A finales de febrero de 1592 se marchó a Roma, convencido de que estaría poco tiempo, el necesario para tramitar algunos asuntos de su diócesis y obtener una canonjía, que le permitiera volver a la patria, tranquilo para mirar el mañana con una cierta calma y confianza.
Uno de esos días por el Trastevere encontró a unos de esos muchachos que frecuentaban la escuelita en la parroquia de Santa Dorotea que el mismo párroco Don Antonio Brandini llevaba. Conmovido por el celo de don Brandini manifestó una cierta disponibilidad a echarle una mano, y fue entonces cuando sintió que Dios le llamaba a esta misión: ayudar no sólo a los pobres en general sino a los niños, muchachos y juventud mas desheredada a salir de la vía muerta de los sin esperanza, y a luchar por un futuro de ciudadanos respetados, de buenos cristianos, de esforzados trabajadores, capaces de ganarse el pan honestamente.

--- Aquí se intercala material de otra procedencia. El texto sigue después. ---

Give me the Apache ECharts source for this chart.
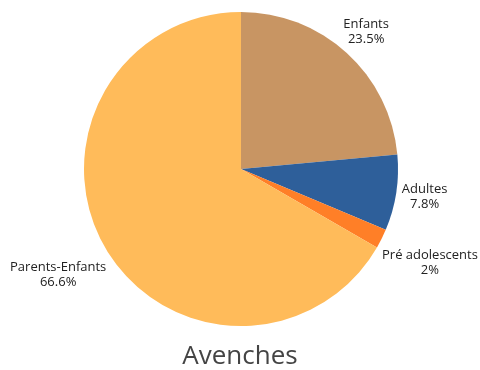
<!DOCTYPE html>
<html><head><meta charset="utf-8">
<script src="https://cdn.jsdelivr.net/npm/echarts@6/dist/echarts.min.js"></script>
<style>html,body{margin:0;padding:0;background:#fff}#c{width:480px;height:370px}</style>
</head><body><div id="c"></div>
<script>
const categories = ["Enfants", "Adultes", "Pré adolescents", "Parents-Enfants"];
const values = [23.5, 7.8, 2, 66.6];
const labelTexts = ["23.5%", "7.8%", "2%", "66.6%"];
const colors = ["#C89563", "#2E5F9A", "#FF7F27", "#FFBB5A"];

const chart = echarts.init(document.getElementById('c'));
const cx = 241, cy = 169, R = 157, labelR = 163;
const fontSize = 13, lineH = 15;
const ctx = document.createElement('canvas').getContext('2d');
ctx.font = fontSize + 'px "Open Sans"';
const halfW = categories.map((c, i) => Math.max(ctx.measureText(c).width, ctx.measureText(labelTexts[i]).width) / 2);
const total = values.reduce((a, b) => a + b, 0);
let cum = 0;
const mids = values.map(v => { const m = cum + v / 2; cum += v; return m / total * 2 * Math.PI; });
chart.setOption({
  animation: false,
  title: {
    text: 'Avenches', left: 'center', top: 339,
    textStyle: { fontFamily: 'Open Sans', fontSize: 26, fontWeight: 'normal', color: '#444' }
  },
  series: [{
    type: 'pie',
    center: [cx, cy],
    radius: [0, R],
    startAngle: 90,
    clockwise: true,
    data: categories.map((c, i) => ({ name: c, value: values[i], itemStyle: { color: colors[i] }, label: { formatter: c + '\n' + labelTexts[i] } })),
    label: {
      show: true, position: 'outside', fontFamily: 'Open Sans', fontSize: fontSize, color: '#222', lineHeight: lineH, align: 'center', overflow: 'none'
    },
    labelLine: { show: false },
    labelLayout: function (p) {
      const i = p.dataIndex;
      const a = mids[i];
      const dx = Math.sin(a), dy = -Math.cos(a);
      const d = labelR + halfW[i];
      return { x: cx + dx * d, y: cy + dy * d, align: 'center', verticalAlign: 'middle' };
    }
  }]
});
</script></body></html>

Llega la canonjía, pero tarde. En Roma Calasanz había encontrado el mejor modo de servir a Dios haciendo el bien a esos muchachos y ya no iba a dejarlo por nada del mundo. Calasanz emprendió la misión que Dios le encomendaba. Las dificultades fueron una constante en su camino.
En todo este nuevo recorrido Calasanz tropezó con fatigas y sacrificios motivados por: una situación económica siempre precaria (aunque también elegida); problemas con los maestros ineptos o tránsfugas… Cada día se encontraba ante una realidad más grande, comprometedora, más ambiciosa en el buen sentido como era la escuela que crecía y la familia religiosa que tomaba fuerza.
Desde el principio tuvo que descubrir por qué derroteros debían ir las escuelas, mostrar la importancia del ministerio de la educación tan desprestigiado por aquel entonces. Contó con la oposición de algunas órdenes religiosas que lo veían como competencia.
Algunos han venido a llamar a Calasanz el Job del Nuevo Testamento. El fundador de las Escuelas Pías conocerá los últimos años de su vejez como un período durísimo y tormen-toso, el más difícil y penoso de su vida, un verdadero calvario, que se concluirá, como para Cristo, sólo con la muerte.
“Si permanecemos unidos como verdaderos hermanos no debemos tener miedo de nada, aunque se desencadene el infierno”.
Calasanz el hombre bueno, capaz de perdonar a quienes tanto daño le habían hecho, se mantuvo fiel a la Iglesia, a la cual sirvió desde siempre. Así rogó que solicitaran para él ante su muerte inminente la indulgencia plenaria y la bendición del Papa que había ordenado la Reducción de la orden.
Moría en Roma el 25 de agosto de 1648.